『世界の中心で愛をさけぶ』(片山恭一作)は、あまりにも有名な、300万部以上のベストセラーです。
STORY
朔太郎とアキの恋物語です。
朔太郎がアキと出会うのは、1990年、中学2年生のとき。
当初は、アキには恋人がおり、朔太郎もアキに恋しているわけではありませんでしたが、学級委員でよく顔を合わせたり、朔太郎の実家が図書館の敷地内に建てられているために、受験勉強をするために図書館にやって来たアキと会話を交わしているうちに、二人の距離は縮まっていきます。

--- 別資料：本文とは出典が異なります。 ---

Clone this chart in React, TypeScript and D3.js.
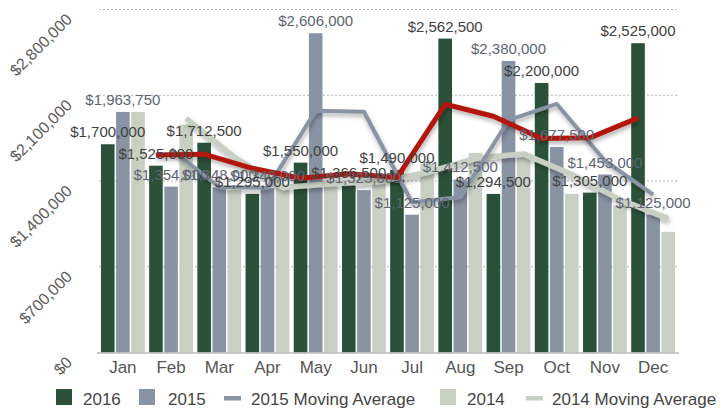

やがて、同じ高校に通いはじめた二人は恋に落ちます。業者が倒産したために、建設途中で放置されたテーマパークの廃墟に、はじめてのお泊りをするために出掛ける二人。
そんな冒険と心地よい刺激に満ちた、青春の1ページが、美しく描かれています。
ところが、病魔の影が二人に忍び寄ってきます。アキが白血病を発病してしまうのです。
病状は良くなるどころか、ますます悪くなっていきます。
朔太郎は、アキが元気なうちに、2人でオーストラリア旅行へ出掛けることを計画します。こっそり病院を抜け出すことに成功したアキですが・・・。
REVIEW
もし、恋愛小説ベスト10を選べと言われたら、ぼくはこの作品をそのひとつに挙げたいと考えています。

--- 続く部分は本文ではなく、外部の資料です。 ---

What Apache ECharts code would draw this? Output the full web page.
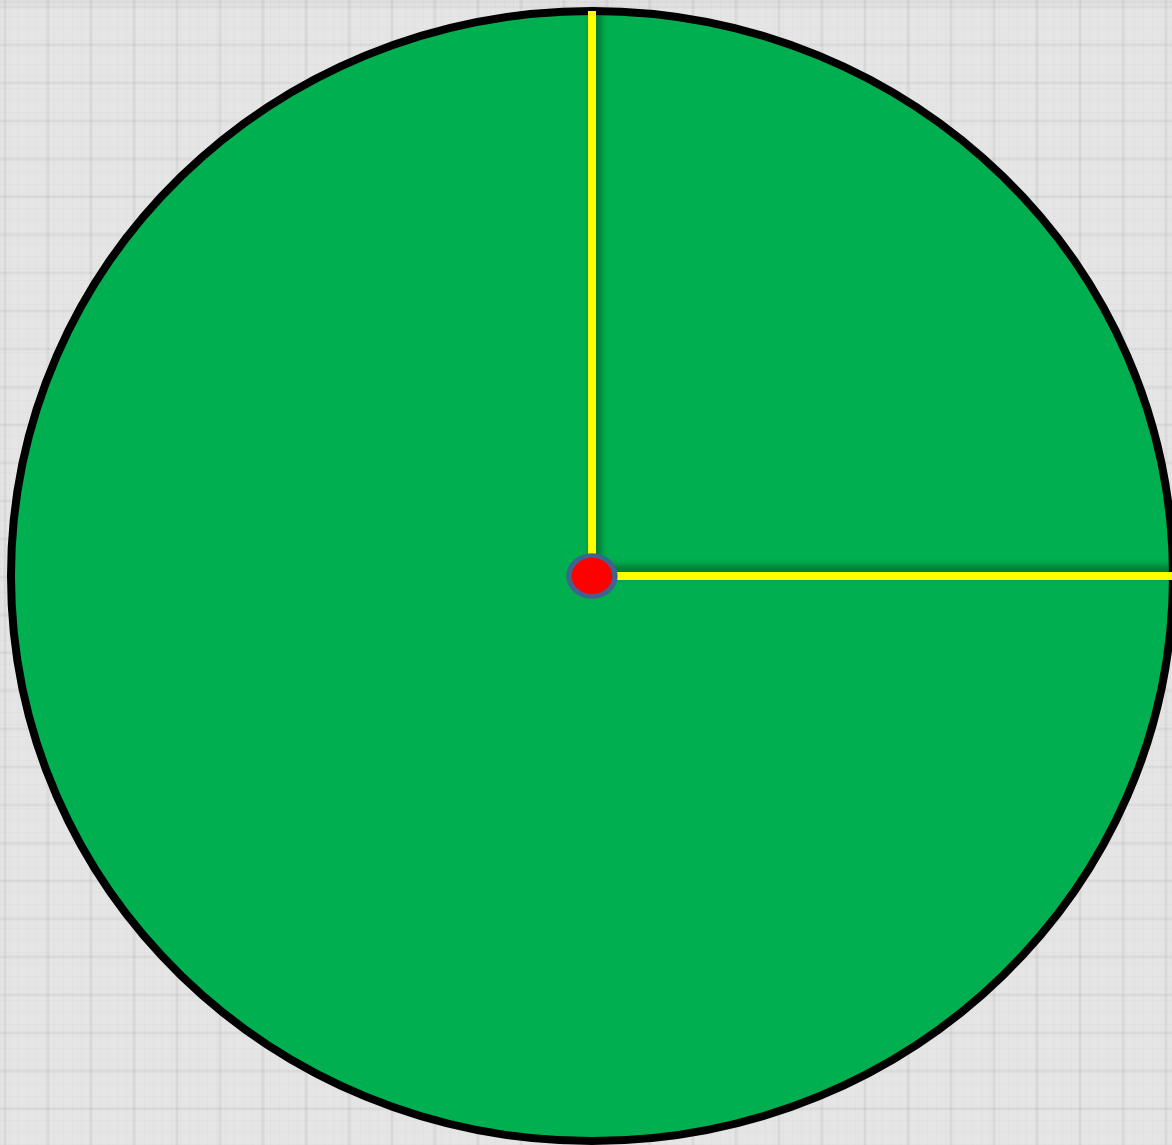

他には何があるのかというと、村上春樹『ノルウェイの森』などを入れたいです。まあ、あとの8作品については、これから発表していきますので、お楽しみにしていただければ、と思います。
今回『世界の中心…』を読み返してみて、あらためてその気持ち(恋愛小説ベスト10に入るくらい良い作品であるということ)を強くしました。
悲痛な恋愛小説ということで、痛々しい感じの地の文が続くのかと予想されるところですが、そんなことはありません。確かに出だしの1章は、アキが死んだばかりのため重苦しい語りですが、アキが生きていたころの過去の回想シーンに語りが及ぶと、まるでアキが存在しないのを忘れたかのように、軽快な語りの文章が続いてゆくのがわかります。

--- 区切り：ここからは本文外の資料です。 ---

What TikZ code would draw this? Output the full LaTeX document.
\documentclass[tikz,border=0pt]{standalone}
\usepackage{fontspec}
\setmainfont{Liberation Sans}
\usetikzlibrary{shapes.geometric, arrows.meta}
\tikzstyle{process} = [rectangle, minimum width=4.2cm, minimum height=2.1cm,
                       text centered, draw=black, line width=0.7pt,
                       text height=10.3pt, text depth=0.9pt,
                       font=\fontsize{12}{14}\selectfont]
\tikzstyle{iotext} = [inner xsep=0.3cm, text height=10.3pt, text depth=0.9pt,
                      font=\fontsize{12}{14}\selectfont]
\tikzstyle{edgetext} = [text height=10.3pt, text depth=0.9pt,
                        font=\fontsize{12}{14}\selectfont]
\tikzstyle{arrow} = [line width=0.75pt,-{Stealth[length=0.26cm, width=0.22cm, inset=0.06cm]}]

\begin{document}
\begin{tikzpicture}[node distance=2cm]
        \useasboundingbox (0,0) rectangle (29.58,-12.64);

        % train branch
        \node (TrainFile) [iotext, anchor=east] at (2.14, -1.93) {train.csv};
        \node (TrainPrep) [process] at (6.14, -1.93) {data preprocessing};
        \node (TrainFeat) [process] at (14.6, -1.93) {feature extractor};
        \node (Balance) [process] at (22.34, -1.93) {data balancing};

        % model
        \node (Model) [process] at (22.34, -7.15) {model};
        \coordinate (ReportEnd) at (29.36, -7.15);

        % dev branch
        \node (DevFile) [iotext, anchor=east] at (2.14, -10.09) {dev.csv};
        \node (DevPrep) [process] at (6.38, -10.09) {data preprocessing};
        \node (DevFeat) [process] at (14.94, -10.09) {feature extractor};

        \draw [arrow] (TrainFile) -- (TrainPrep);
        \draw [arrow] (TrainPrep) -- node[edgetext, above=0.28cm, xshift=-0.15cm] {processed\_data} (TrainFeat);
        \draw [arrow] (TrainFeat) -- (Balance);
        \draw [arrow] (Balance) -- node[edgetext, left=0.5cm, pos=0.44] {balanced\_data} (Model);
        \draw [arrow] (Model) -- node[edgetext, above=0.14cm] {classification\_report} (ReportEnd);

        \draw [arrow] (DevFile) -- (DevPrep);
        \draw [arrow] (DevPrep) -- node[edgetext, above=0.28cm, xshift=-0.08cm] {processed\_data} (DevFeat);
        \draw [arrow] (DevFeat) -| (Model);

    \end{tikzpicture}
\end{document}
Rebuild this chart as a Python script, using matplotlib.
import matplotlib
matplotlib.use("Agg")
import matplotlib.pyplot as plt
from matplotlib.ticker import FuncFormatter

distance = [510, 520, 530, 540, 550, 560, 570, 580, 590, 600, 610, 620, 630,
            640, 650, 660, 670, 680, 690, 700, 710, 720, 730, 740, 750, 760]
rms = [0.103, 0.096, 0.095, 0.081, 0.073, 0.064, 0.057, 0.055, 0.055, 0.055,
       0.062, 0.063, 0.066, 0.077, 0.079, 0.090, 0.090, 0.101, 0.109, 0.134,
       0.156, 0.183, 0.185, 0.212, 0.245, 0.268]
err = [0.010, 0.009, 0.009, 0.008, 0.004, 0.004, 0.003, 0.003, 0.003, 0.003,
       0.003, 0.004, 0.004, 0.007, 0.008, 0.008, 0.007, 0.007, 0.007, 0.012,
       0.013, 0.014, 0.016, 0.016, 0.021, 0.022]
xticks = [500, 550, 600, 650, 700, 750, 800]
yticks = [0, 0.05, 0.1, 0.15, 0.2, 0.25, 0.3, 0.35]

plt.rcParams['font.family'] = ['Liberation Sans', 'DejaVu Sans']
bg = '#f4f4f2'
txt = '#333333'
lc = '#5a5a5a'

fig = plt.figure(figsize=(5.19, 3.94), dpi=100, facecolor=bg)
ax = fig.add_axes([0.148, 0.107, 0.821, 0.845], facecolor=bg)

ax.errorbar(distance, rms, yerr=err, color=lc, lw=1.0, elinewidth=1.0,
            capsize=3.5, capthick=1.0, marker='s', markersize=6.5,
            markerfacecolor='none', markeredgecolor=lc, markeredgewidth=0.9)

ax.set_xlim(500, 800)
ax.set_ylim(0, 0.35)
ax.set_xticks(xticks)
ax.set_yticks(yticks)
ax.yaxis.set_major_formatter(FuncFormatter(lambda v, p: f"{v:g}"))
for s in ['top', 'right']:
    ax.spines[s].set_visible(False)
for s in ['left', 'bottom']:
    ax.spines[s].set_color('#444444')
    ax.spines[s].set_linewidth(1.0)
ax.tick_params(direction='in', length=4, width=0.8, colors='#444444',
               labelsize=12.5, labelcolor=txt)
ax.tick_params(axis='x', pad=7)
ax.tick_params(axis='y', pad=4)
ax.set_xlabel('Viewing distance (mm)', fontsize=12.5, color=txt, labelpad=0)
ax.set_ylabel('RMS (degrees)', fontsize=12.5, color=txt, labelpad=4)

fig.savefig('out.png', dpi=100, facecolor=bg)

会話の面白さ、特に主人公の朔太郎のユーモアが効いていて、後半、アキの体調が崩れていったときの深刻さとの対比のメリハリが効いています。
そして、もちろん病院を抜け出してのアキとのオーストラリア旅行を決行しようとするストーリーも秀逸ですが、注目すべきは、ベストセラーだと馬鹿にできない文章力がある点です。クライマックスの章は当然として、それ以外の章も、地の文がしっかりと書かれていることに、慧眼な読者は気づくはずです。
構造的には、冒頭付近で取り上げられる、ラジオ番組への投稿エピソードが現実のものとなる仕掛けも、伏線としてうまく機能しています。
もちろんキャラの造形もしっかり描かれています。
総合的に見て、あまり欠点の見当たらない作品で、ほとんど古典的ともいえる完成度だと思われます。
これを批判する人は、ベストセラーに対するただのやっかみでしょう。
『世界の中心で愛をさけぶ』というタイトルですが、もともとのタイトルは、『恋するソクラテス』だったようです。編集者に助言され、『恋するソクラテス』から、『世界の中心で愛をさけぶ』に変更をしたようです。
タイトルがすべてではありませんが、『恋するソクラテス』のままだったら、あれほどのベストセラーにはならなかったかもしれません。